Best consumed within 18 months from the date of bottling.
Why does olive oil get cloudy and thick?
Probably at some point you’ve seen some white lumps in the olive oil you store at home, but you know why?
If you’re a long time olive oil user then it’s possible that at some point you’ve noticed white crystals in the olive oil you keep at home. But do you know what they are and why they are there?
To explain, let’s start by comparing the freezing process of olive oil and water:
Water is a homogeneous liquid made entirely of H2O (hydrogen and oxygen) molecules. Since it’s made of one type of molecule, all of its particles freeze at the same temperature: 0ºC (32º fahrenheit). As the temperature lowers, the movement of the water molecules becomes slower until the water reaches freezing temperature at 0ºC, at this point the molecules stop moving and the water freezes and becomes solid: ice.
A similar process takes places with olive oil, but olive oil is not a homogeneous liquid like water is.
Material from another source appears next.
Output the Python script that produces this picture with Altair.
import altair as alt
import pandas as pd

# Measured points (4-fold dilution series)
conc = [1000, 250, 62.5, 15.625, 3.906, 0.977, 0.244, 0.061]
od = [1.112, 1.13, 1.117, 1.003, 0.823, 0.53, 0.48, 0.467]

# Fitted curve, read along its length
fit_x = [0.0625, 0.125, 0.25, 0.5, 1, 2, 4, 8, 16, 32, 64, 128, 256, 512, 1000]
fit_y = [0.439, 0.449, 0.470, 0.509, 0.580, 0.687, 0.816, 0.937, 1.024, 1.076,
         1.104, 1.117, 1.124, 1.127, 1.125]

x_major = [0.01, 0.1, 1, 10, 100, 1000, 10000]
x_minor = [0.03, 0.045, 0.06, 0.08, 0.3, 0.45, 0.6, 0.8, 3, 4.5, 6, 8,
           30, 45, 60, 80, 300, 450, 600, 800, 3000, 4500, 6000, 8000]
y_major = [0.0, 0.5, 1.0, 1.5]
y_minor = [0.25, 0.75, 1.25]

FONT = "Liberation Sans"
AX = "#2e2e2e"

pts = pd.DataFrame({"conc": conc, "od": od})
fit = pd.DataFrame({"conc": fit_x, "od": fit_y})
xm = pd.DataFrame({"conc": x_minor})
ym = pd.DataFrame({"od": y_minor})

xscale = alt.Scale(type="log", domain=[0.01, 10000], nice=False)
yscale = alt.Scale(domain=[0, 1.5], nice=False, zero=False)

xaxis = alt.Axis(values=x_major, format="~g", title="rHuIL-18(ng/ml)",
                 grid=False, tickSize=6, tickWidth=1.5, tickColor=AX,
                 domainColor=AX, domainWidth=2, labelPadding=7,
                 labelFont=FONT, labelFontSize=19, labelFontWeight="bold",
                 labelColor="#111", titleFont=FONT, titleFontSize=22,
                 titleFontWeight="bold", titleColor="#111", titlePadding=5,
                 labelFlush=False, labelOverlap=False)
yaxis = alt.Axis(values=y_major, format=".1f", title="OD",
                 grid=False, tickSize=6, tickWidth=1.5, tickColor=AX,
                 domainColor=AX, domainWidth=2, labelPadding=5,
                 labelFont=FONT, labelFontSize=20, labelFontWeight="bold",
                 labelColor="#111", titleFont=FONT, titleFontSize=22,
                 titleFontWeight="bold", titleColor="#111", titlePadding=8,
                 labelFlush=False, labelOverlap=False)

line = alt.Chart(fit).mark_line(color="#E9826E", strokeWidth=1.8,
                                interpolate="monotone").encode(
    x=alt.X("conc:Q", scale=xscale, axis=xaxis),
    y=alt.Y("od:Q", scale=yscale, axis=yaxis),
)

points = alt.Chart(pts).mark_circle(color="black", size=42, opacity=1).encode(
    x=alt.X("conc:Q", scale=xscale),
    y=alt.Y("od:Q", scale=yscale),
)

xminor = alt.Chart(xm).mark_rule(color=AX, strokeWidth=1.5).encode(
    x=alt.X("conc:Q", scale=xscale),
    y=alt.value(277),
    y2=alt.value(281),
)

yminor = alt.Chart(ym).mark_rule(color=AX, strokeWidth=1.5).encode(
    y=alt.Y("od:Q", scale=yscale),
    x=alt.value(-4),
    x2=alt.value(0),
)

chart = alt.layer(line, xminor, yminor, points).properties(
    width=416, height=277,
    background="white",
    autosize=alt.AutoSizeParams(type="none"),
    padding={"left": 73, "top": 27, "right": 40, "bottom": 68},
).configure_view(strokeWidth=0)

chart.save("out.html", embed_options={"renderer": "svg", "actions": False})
The difference is that olive oil is made of a few different molecules, called triglycerides, and each has its own freezing temperature. The freezing point of these different molecules ranges between 0ºC and 15ºC depending on the fatty acid composition. The colder the olive oil gets, the greater the number of molecules that will start solidifying. Cold temperatures is the reason some white crystals may appear in your bottle of olive oil, especially during winter months.
Does that mean the olive oil is not good to use?
Not at all! The olive is perfectly fine without causing any nutrient loss. The freezing process is perfectly natural and has no impact on the quality of the olive oil.
In colder homes and countries in the Europe, olive oil can freeze under normal conditions, especially during the winter. In these cases, don’t worry and just remember that it’s actually better to store olive oil at a cold temperature. Cold temperatures prevent degradation of the olive oil., be sure to store your olive oil in the coldest place in your kitchen or pantry, to keep it as fresh as the first day you got it.